** SUPPLIED DATA **
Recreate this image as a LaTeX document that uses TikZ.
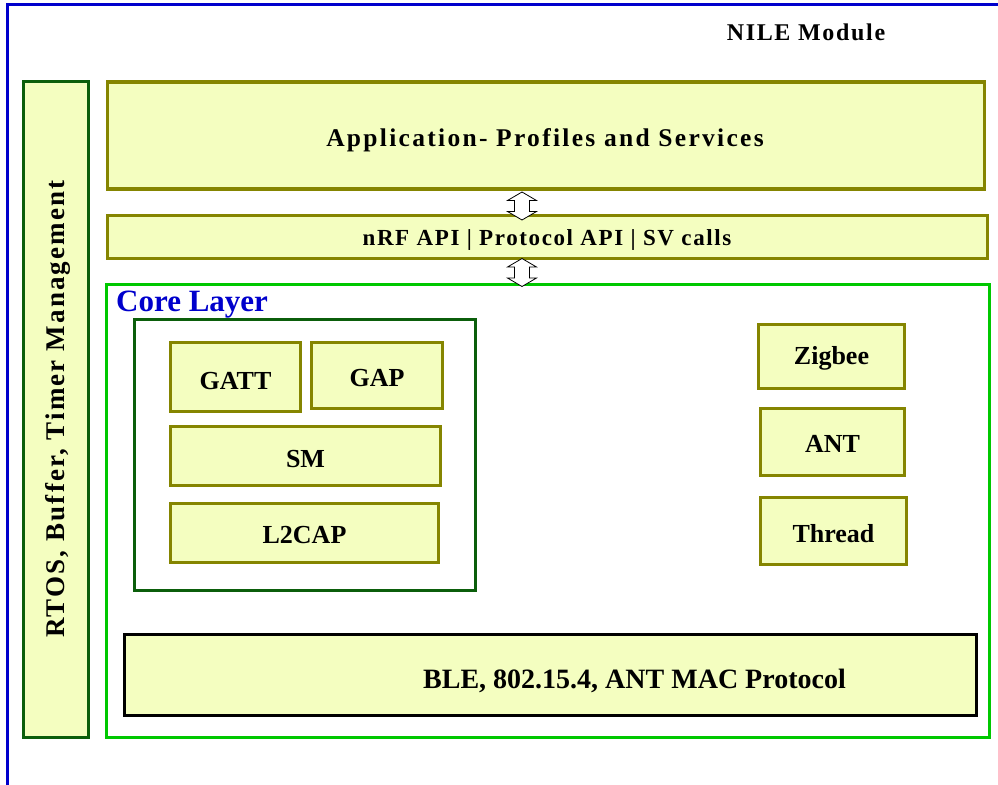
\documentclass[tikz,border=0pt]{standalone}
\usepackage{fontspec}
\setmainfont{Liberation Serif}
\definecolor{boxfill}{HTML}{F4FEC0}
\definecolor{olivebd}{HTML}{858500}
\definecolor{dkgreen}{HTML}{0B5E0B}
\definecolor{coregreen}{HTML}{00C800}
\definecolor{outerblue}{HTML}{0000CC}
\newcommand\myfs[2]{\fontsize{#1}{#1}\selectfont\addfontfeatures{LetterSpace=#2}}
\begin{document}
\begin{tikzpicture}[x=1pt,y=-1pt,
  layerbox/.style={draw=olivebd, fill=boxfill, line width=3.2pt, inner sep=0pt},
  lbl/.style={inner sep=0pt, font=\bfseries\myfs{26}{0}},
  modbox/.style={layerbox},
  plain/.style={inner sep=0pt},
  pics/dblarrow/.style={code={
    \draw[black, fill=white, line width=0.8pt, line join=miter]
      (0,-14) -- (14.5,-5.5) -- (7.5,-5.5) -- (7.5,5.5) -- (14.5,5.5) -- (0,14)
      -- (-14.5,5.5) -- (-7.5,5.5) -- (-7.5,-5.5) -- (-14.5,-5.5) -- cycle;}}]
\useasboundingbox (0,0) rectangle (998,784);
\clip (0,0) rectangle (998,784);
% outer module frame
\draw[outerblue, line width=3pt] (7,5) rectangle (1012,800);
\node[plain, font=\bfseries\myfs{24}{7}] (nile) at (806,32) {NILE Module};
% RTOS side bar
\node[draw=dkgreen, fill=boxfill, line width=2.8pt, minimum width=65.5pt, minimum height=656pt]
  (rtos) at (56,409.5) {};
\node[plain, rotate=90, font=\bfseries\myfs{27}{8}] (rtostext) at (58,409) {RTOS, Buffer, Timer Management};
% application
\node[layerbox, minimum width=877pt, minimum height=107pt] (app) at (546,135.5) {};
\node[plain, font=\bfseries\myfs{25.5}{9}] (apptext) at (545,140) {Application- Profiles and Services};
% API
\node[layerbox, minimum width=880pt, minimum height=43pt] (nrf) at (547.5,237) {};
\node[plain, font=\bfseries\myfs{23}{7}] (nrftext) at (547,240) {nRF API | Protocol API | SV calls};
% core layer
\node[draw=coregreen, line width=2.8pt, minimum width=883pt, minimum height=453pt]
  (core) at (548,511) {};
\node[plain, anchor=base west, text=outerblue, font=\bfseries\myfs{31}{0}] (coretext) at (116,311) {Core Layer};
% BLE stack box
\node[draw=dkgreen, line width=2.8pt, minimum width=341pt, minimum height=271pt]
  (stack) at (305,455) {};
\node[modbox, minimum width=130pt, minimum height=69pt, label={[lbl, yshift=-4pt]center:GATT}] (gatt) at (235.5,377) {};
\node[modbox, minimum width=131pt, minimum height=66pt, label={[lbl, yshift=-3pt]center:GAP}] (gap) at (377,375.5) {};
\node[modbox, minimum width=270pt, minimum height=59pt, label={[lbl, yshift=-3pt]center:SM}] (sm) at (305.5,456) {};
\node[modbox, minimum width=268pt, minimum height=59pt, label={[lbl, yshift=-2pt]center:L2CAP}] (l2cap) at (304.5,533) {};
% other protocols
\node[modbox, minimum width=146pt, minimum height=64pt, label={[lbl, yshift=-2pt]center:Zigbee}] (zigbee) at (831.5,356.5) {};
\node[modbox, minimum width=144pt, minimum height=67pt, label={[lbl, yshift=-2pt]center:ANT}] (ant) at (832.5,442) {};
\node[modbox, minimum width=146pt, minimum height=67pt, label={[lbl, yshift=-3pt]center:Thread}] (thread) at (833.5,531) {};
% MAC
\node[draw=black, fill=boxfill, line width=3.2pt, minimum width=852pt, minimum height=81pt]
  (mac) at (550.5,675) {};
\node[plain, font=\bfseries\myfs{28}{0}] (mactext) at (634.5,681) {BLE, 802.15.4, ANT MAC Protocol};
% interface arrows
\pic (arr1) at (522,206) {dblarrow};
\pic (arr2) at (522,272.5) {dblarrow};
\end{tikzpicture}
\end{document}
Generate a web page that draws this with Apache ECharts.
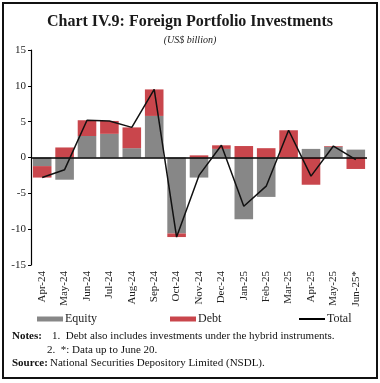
* * *
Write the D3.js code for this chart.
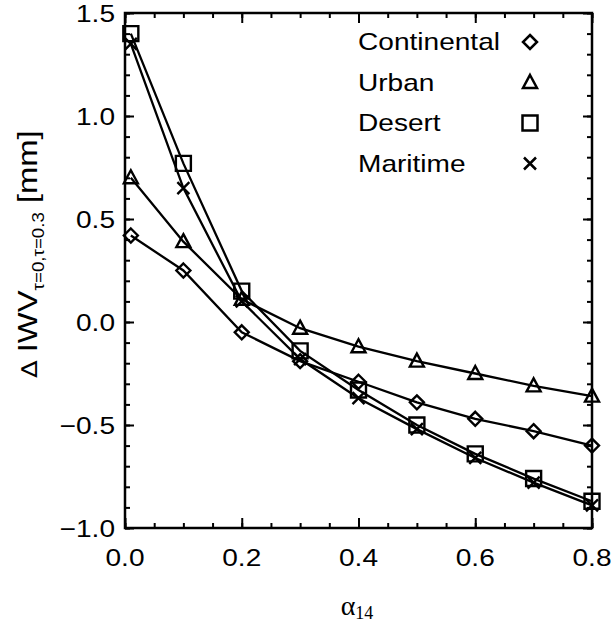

** TASK OBJECTIVE **
Gather each line of the listing containing the word "that" and show it.

** FINAL RESULT **
Recreate this image as a LaTeX document that uses TikZ.
Generate a web page that draws this with Apache ECharts.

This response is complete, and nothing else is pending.